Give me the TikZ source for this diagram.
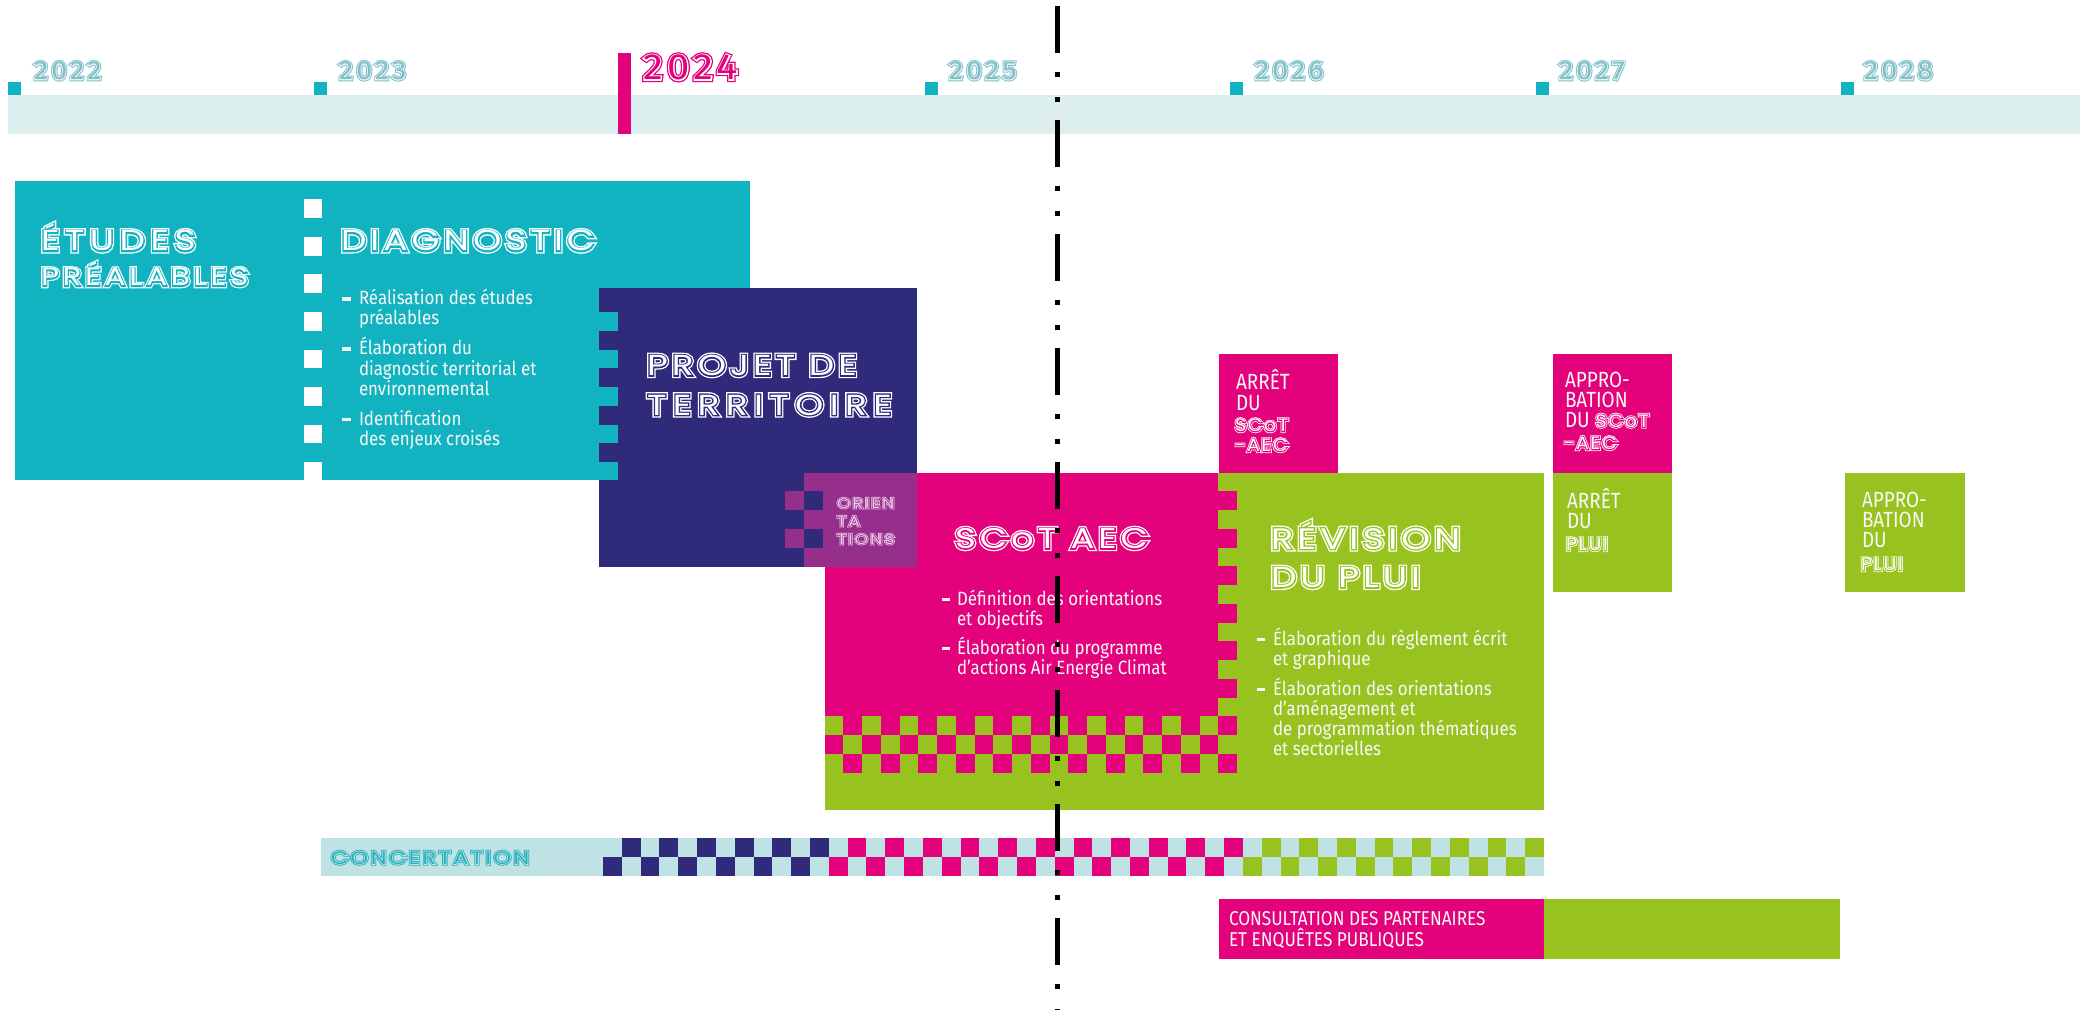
\documentclass[tikz,border=0pt]{standalone}
\usepackage{fontspec}
\setmainfont{Fira Sans}
\newfontfamily\cond{Fira Sans}[FakeStretch=0.88]
\newfontfamily\condb{Fira Sans}[FakeStretch=0.86]
\newfontfamily\dispC{Poppins}[FakeStretch=1.24,LetterSpace=14]
\newfontfamily\dispG{Poppins}[FakeStretch=1.24,LetterSpace=14,FakeBold=9]
\newfontfamily\dispO{Poppins}[FakeStretch=1.24,LetterSpace=14,FakeBold=18]
\newfontfamily\sdispC{Poppins}[FakeStretch=1.06,LetterSpace=9]
\newfontfamily\sdispG{Poppins}[FakeStretch=1.06,LetterSpace=9,FakeBold=9]
\newfontfamily\sdispO{Poppins}[FakeStretch=1.06,LetterSpace=9,FakeBold=18]
\newfontfamily\yrC{Fira Sans}[FakeStretch=1.1,LetterSpace=12]
\newfontfamily\yrG{Fira Sans}[FakeStretch=1.1,LetterSpace=12,FakeBold=7]
\newfontfamily\yrO{Fira Sans}[FakeStretch=1.1,LetterSpace=12,FakeBold=14]
\definecolor{cteal}{HTML}{12B3C1}
\definecolor{cnavy}{HTML}{302A7B}
\definecolor{cpurp}{HTML}{952F8B}
\definecolor{cmag}{HTML}{E3027B}
\definecolor{cgreen}{HTML}{98C21F}
\definecolor{cband}{HTML}{DCEEEE}
\definecolor{cconc}{HTML}{BFE2E4}
\definecolor{cyear}{HTML}{7FC0C8}
\definecolor{cyeargap}{HTML}{E6F3F4}
\definecolor{cconctxt}{HTML}{22B1BD}
\definecolor{corient}{HTML}{EFCDEB}
\definecolor{ctxt}{HTML}{F8F8F8}
% inline (double line) titles: #1 name, #2 position, #3 size, #4 ink, #5 gap colour, #6 text
\newcommand\ttl[6]{%
  \node[lab,text=#4,font=\dispO\fontsize{#3}{#3}\selectfont] (#1o) at #2 {#6};%
  \node[lab,text=#5,font=\dispG\fontsize{#3}{#3}\selectfont] (#1g) at #2 {#6};%
  \node[lab,text=#4,font=\dispC\fontsize{#3}{#3}\selectfont] (#1) at #2 {#6};}
\newcommand\sttl[6]{%
  \node[lab,text=#4,font=\sdispO\fontsize{#3}{#3}\selectfont] (#1o) at #2 {#6};%
  \node[lab,text=#5,font=\sdispG\fontsize{#3}{#3}\selectfont] (#1g) at #2 {#6};%
  \node[lab,text=#4,font=\sdispC\fontsize{#3}{#3}\selectfont] (#1) at #2 {#6};}
\newcommand\yrl[6]{%
  \node[lab,text=#4,font=\yrO\fontsize{#3}{#3}\selectfont] (#1o) at #2 {#6};%
  \node[lab,text=#5,font=\yrG\fontsize{#3}{#3}\selectfont] (#1g) at #2 {#6};%
  \node[lab,text=#4,font=\yrC\fontsize{#3}{#3}\selectfont] (#1) at #2 {#6};}
\begin{document}
\begin{tikzpicture}[x=0.5pt,y=-0.5pt,
  lab/.style={anchor=base west,inner sep=0pt,outer sep=0pt},
  body/.style={lab,text=ctxt,font=\cond\fontsize{9.6pt}{10pt}\selectfont},
  boxtxt/.style={lab,text=ctxt,font=\condb\fontsize{11pt}{11pt}\selectfont},
  constxt/.style={lab,text=ctxt,font=\condb\fontsize{10pt}{10pt}\selectfont},
  bullet/.style={fill=ctxt},
  dashline/.style={line width=2.5pt,dash pattern=on 23.5pt off 9.5pt on 2.5pt off 10pt on 2.5pt off 9pt}]
\useasboundingbox (0,0) rectangle (2080,1010);
\fill[white] (0,0) rectangle (2080,1010);

% ---------- timeline ----------
\fill[cband] (8,95.5) rectangle (2080,134);
\foreach \i in {0,1,3,4,5,6} {\fill[cteal] ({8+305.5*\i},82) rectangle ++(13,13.5);}
\fill[cmag] (618,53) rectangle (631,134);
\yrl{y2022}{(34,79.5)}{13pt}{cyear}{cyeargap}{2022}
\yrl{y2023}{(339,79.5)}{13pt}{cyear}{cyeargap}{2023}
\yrl{y2024}{(643,79.5)}{18.2pt}{cmag}{white}{2024}
\yrl{y2025}{(949,79.5)}{13pt}{cyear}{cyeargap}{2025}
\yrl{y2026}{(1255,79.5)}{13pt}{cyear}{cyeargap}{2026}
\yrl{y2027}{(1559,79.5)}{13pt}{cyear}{cyeargap}{2027}
\yrl{y2028}{(1864,79.5)}{13pt}{cyear}{cyeargap}{2028}

% ---------- études / diagnostic ----------
\fill[cteal] (15,181.5) rectangle (750,479.5);
\foreach \k in {0,...,6} {\fill[white] (303.5,{199.5+37.5*\k}) rectangle ++(18,18.75);}
\fill[white] (303.5,462) rectangle (321.5,479.5);

% ---------- projet de territoire ----------
\fill[cnavy] (599,288) rectangle (917,566.5);
\foreach \k in {0,...,3} {\fill[cteal] (599,{312+37.5*\k}) rectangle ++(19,18.75);}
\fill[cteal] (599,462) rectangle (618,479.5);

% ---------- révision (green) and SCoT (magenta) ----------
\fill[cgreen] (824.5,472.5) rectangle (1544,810);
\fill[cmag] (824.5,472.5) rectangle (1218.25,716.25);
\foreach \rr in {1,3,...,15} {\fill[cmag] (1218.25,{472.5+18.75*\rr}) rectangle ++(18.75,18.75);}
\foreach \rr in {13,14,15} {\foreach \c in {0,...,20} {%
  \pgfmathtruncatemacro\s{mod(\rr+\c,2)}%
  \ifnum\s=0 \fill[cmag] ({824.5+18.75*\c},{472.5+18.75*\rr}) rectangle ++(18.75,18.75);\fi}}

% ---------- orientations ----------
\fill[cpurp] (804,472.5) rectangle (917,566.5);
\fill[cpurp] (785.25,491.25) rectangle ++(18.75,18.75);
\fill[cpurp] (785.25,528.75) rectangle ++(18.75,18.75);
\fill[cnavy] (804,491.25) rectangle ++(18.75,18.75);
\fill[cnavy] (804,528.75) rectangle ++(18.75,18.75);

% ---------- milestone boxes ----------
\fill[cmag] (1219,353.5) rectangle (1338,472.5);
\fill[cmag] (1553,353.5) rectangle (1672,472.5);
\fill[cgreen] (1553,472.5) rectangle (1672,592);
\fill[cgreen] (1845,472.5) rectangle (1965,592);

% ---------- concertation ----------
\fill[cconc] (321,838) rectangle (1544,875.5);
\foreach \j in {0,...,49} {%
  \ifnum\j<12 \colorlet{cc}{cnavy}\else\ifnum\j<34 \colorlet{cc}{cmag}\else\colorlet{cc}{cgreen}\fi\fi
  \ifodd\j \def\yy{838}\else\def\yy{856.75}\fi
  \fill[cc] ({603+18.82*\j},\yy) rectangle ++(18.82,18.75);}

% ---------- consultation ----------
\fill[cmag] (1219,899) rectangle (1544,959);
\fill[cgreen] (1544,899) rectangle (1840,959);

% ---------- titles ----------
\ttl{etudes}{(41,251)}{14.5pt}{white}{cteal}{\addfontfeature{LetterSpace=19}ÉTUDES}
\ttl{prealables}{(41,286)}{12.6pt}{white}{cteal}{PRÉALABLES}
\ttl{diag}{(341,251)}{14.5pt}{white}{cteal}{DIAGNOSTIC}
\ttl{projet}{(647,375.5)}{14.5pt}{white}{cnavy}{PROJET DE}
\ttl{territoire}{(647,415)}{14.5pt}{white}{cnavy}{\addfontfeature{LetterSpace=22}TERRITOIRE}
\ttl{orien}{(837,508)}{7pt}{corient}{cpurp}{ORIEN}
\ttl{ta}{(837,526)}{7pt}{corient}{cpurp}{TA}
\ttl{tions}{(837,544)}{7pt}{corient}{cpurp}{TIONS}
\ttl{scot}{(955,548.5)}{14.3pt}{white}{cmag}{SCoT AEC}
\ttl{revision}{(1271,549)}{14.8pt}{white}{cgreen}{RÉVISION}
\ttl{duplui}{(1271,587.5)}{14.5pt}{white}{cgreen}{DU PLUI}
\ttl{concert}{(331,864)}{9pt}{cconctxt}{cconc}{CONCERTATION}

% ---------- bullet texts ----------
\foreach \yy in {305,355,425} {\fill[bullet] (342,{\yy-7.5}) rectangle ++(9,3.5);}
\foreach \yy/\tx [count=\i] in {305/Réalisation des études, 325/préalables, 355/Élaboration du,
  375/diagnostic territorial et, 395/environnemental, 425/Identification, 445/des enjeux croisés}
  {\node[body,name=dg\i] at (359,\yy) {\tx};}
\foreach \yy in {605,654} {\fill[bullet] (942,{\yy-7.5}) rectangle ++(8,3.5);}
\foreach \yy/\tx [count=\i] in {605/Définition des orientations, 625/et objectifs,
  654/Élaboration du programme, 674/d’actions Air Energie Climat}
  {\node[body,name=sc\i] at (957,\yy) {\tx};}
\foreach \yy in {645,695} {\fill[bullet] (1257,{\yy-7.5}) rectangle ++(8,3.5);}
\foreach \yy/\tx [count=\i] in {645/Élaboration du règlement écrit, 665/et graphique,
  695/Élaboration des orientations, 715/d’aménagement et, 735/de programmation thématiques,
  755/et sectorielles}
  {\node[body,name=rv\i] at (1273,\yy) {\tx};}

% ---------- milestone texts ----------
\node[boxtxt] (as1) at (1236,389) {ARRÊT};
\node[boxtxt] (as2) at (1236,410) {DU};
\sttl{as3}{(1235,431.5)}{9pt}{white}{cmag}{SCoT}
\sttl{as4}{(1235,451.5)}{9pt}{white}{cmag}{-AEC}
\node[boxtxt] (ap1) at (1565,387) {APPRO-};
\node[boxtxt] (ap2) at (1565,407) {BATION};
\node[boxtxt] (ap3) at (1565,427) {DU};
\sttl{ap4}{([xshift=3pt]ap3.base east)}{9pt}{white}{cmag}{SCoT}
\sttl{ap5}{(1564,449.5)}{9pt}{white}{cmag}{-AEC}
\node[boxtxt] (ar1) at (1567,508) {ARRÊT};
\node[boxtxt] (ar2) at (1567,528) {DU};
\sttl{ar3}{(1566,550.5)}{9pt}{white}{cgreen}{PLUI}
\node[boxtxt] (aq1) at (1862,507) {APPRO-};
\node[boxtxt] (aq2) at (1862,527) {BATION};
\node[boxtxt] (aq3) at (1862,547) {DU};
\sttl{aq4}{(1861,570.5)}{9pt}{white}{cgreen}{PLUI}
\node[constxt] (cs1) at (1229,925) {CONSULTATION DES PARTENAIRES};
\node[constxt] (cs2) at (1229,946.5) {ET ENQUÊTES PUBLIQUES};

% ---------- today line ----------
\coordinate (dtop) at (1057,6);
\coordinate (dbot) at (1057,1010);
\draw[dashline] (dtop) -- (dbot);
\end{tikzpicture}
\end{document}
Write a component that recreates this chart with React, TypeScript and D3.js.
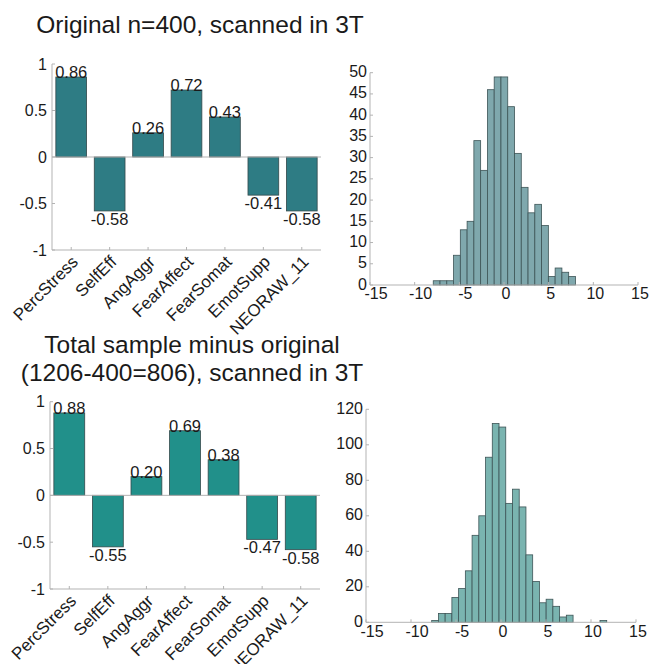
import React from "react";
import * as d3 from "d3";

const categories = ["PercStress", "SelfEff", "AngAggr", "FearAffect", "FearSomat", "EmotSupp", "NEORAW_11"];
const valuesTop = [0.86, -0.58, 0.26, 0.72, 0.43, -0.41, -0.58];
const valuesBottom = [0.88, -0.55, 0.2, 0.69, 0.38, -0.47, -0.58];
const barTicks = [-1, -0.5, 0, 0.5, 1];

const histTopCounts = [1, 1, 1, 7, 13, 15, 34, 27, 46, 49, 49, 42, 31, 23, 17, 19, 14, 2, 4, 3, 2];
const histTopStart = -7.92;
const histTopWidth = 0.758;
const histTopYTicks = [0, 5, 10, 15, 20, 25, 30, 35, 40, 45, 50];

const histBottomCounts = [1, 5, 5, 14, 19, 29, 49, 60, 93, 112, 110, 67, 75, 65, 38, 23, 11, 13, 9, 3, 4, 0, 0, 0, 0, 1];
const histBottomStart = -7.7;
const histBottomWidth = 0.748;
const histBottomYTicks = [0, 20, 40, 60, 80, 100, 120];

const histXTicks = [-15, -10, -5, 0, 5, 10, 15];

const FONT = "'Liberation Sans', Arial, sans-serif";
const AXIS = "#b3b3b3";
const TEXT = "#1a1a1a";

function BarPanel({ values, x0, x1, yTop, yBot, color }: any) {
  const y = d3.scaleLinear().domain([-1, 1]).range([yBot, yTop]);
  const x = d3.scaleBand<string>().domain(categories).range([x0, x1]).paddingInner(0.2).paddingOuter(0.1);
  const bw = x.bandwidth();
  const center = (c: string) => (x(c) as number) + bw / 2;
  return (
    <g>
      {values.map((v: number, i: number) => {
        const cx = center(categories[i]);
        const top = y(Math.max(0, v));
        const bot = y(Math.min(0, v));
        return (
          <g key={i}>
            <rect x={cx - bw / 2} y={top} width={bw} height={bot - top} fill={color} stroke="#34494b" strokeWidth={0.8} />
            <text
              x={cx}
              y={v >= 0 ? y(v) + 1 : y(v) + 2}
              textAnchor="middle"
              dominantBaseline={v >= 0 ? "auto" : "hanging"}
              fontSize={16.5}
              fontFamily={FONT}
              fill={TEXT}
            >
              {v.toFixed(2)}
            </text>
          </g>
        );
      })}
      <line x1={x0} x2={x1} y1={y(0)} y2={y(0)} stroke={AXIS} strokeWidth={1} />
      <line x1={x0} x2={x0} y1={yTop} y2={yBot} stroke={AXIS} strokeWidth={1} />
      <line x1={x0} x2={x1} y1={yBot} y2={yBot} stroke={AXIS} strokeWidth={1} />
      {barTicks.map((t) => (
        <g key={t}>
          <line x1={x0} x2={x0 + 3} y1={y(t)} y2={y(t)} stroke={AXIS} />
          <text x={x0 - 5} y={y(t)} textAnchor="end" dominantBaseline="central" fontSize={16} fontFamily={FONT} fill={TEXT}>
            {t}
          </text>
        </g>
      ))}
      {categories.map((c) => {
        const cx = center(c);
        return (
          <g key={c}>
            <line x1={cx} x2={cx} y1={yBot} y2={yBot - 3} stroke={AXIS} />
            <text
              transform={`translate(${cx + 4},${yBot + 9}) rotate(-45)`}
              textAnchor="end"
              dominantBaseline="central"
              fontSize={17}
              fontFamily={FONT}
              fill={TEXT}
            >
              {c}
            </text>
          </g>
        );
      })}
    </g>
  );
}

function HistPanel({ counts, start, width, x0, x1, y0, yTopPx, yMax, yTicks, color }: any) {
  const x = d3.scaleLinear().domain([-15, 15]).range([x0, x1]);
  const y = d3.scaleLinear().domain([0, yMax]).range([y0, yTopPx]);
  return (
    <g>
      {counts.map((c: number, i: number) =>
        c > 0 ? (
          <rect
            key={i}
            x={x(start + i * width)}
            y={y(c)}
            width={x(start + (i + 1) * width) - x(start + i * width)}
            height={y(0) - y(c)}
            fill={color}
            stroke="#3d5456"
            strokeWidth={0.8}
          />
        ) : null
      )}
      <line x1={x0} x2={x0} y1={y0} y2={yTopPx} stroke={AXIS} />
      <line x1={x0} x2={x1} y1={y0} y2={y0} stroke={AXIS} />
      {yTicks.map((t: number) => (
        <g key={t}>
          <line x1={x0} x2={x0 + 3} y1={y(t)} y2={y(t)} stroke={AXIS} />
          <text x={x0 - 3} y={y(t) - 1} textAnchor="end" dominantBaseline="central" fontSize={16} fontFamily={FONT} fill={TEXT}>
            {t}
          </text>
        </g>
      ))}
      {histXTicks.map((t) => (
        <g key={t}>
          <line x1={x(t)} x2={x(t)} y1={y0} y2={y0 - 3} stroke={AXIS} />
          <text
            x={x(t) + (t < 0 ? 6 : 2)}
            y={y0 + 3}
            textAnchor="middle"
            dominantBaseline="hanging"
            fontSize={16}
            fontFamily={FONT}
            fill={TEXT}
          >
            {t}
          </text>
        </g>
      ))}
    </g>
  );
}

export default function App() {
  return (
    <svg width={650} height={664} style={{ position: "absolute", left: 0, top: 0, background: "#fff" }}>
      <text x={200} y={33} textAnchor="middle" fontSize={24.5} fontFamily={FONT} fill={TEXT}>
        Original n=400, scanned in 3T
      </text>
      <text x={192} y={353} textAnchor="middle" fontSize={24.5} fontFamily={FONT} fill={TEXT}>
        Total sample minus original
      </text>
      <text x={192} y={381} textAnchor="middle" fontSize={24.5} fontFamily={FONT} fill={TEXT}>
        (1206-400=806), scanned in 3T
      </text>
      <BarPanel values={valuesTop} x0={52} x1={321} yTop={64} yBot={250} color="#2e7c84" />
      <BarPanel values={valuesBottom} x0={50} x1={320} yTop={401.7} yBot={589} color="#21908a" />
      <HistPanel
        counts={histTopCounts}
        start={histTopStart}
        width={histTopWidth}
        x0={370}
        x1={638}
        y0={285}
        yTopPx={72.7}
        yMax={50}
        yTicks={histTopYTicks}
        color="#7fa8ad"
      />
      <HistPanel
        counts={histBottomCounts}
        start={histBottomStart}
        width={histBottomWidth}
        x0={366}
        x1={636}
        y0={622.3}
        yTopPx={409.3}
        yMax={120}
        yTicks={histBottomYTicks}
        color="#7ab4b0"
      />
    </svg>
  );
}
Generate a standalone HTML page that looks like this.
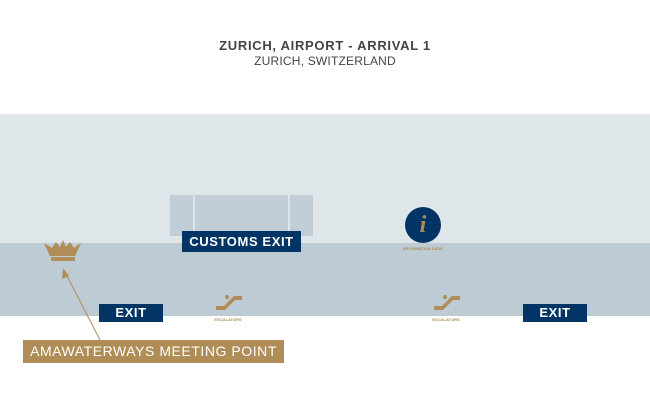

· · · ·

WORK TO COMPLETE - Look above for the line with "Write a component" and the line with "const barTicks = [-1, -0.5, 0, 0.5, 1];", then copy exactly the lines from the first through the second, both kept, with no pictures.

COMPLETE RESPONSE -
Write a component that recreates this chart with React, TypeScript and D3.js.
import React from "react";
import * as d3 from "d3";

const categories = ["PercStress", "SelfEff", "AngAggr", "FearAffect", "FearSomat", "EmotSupp", "NEORAW_11"];
const valuesTop = [0.86, -0.58, 0.26, 0.72, 0.43, -0.41, -0.58];
const valuesBottom = [0.88, -0.55, 0.2, 0.69, 0.38, -0.47, -0.58];
const barTicks = [-1, -0.5, 0, 0.5, 1];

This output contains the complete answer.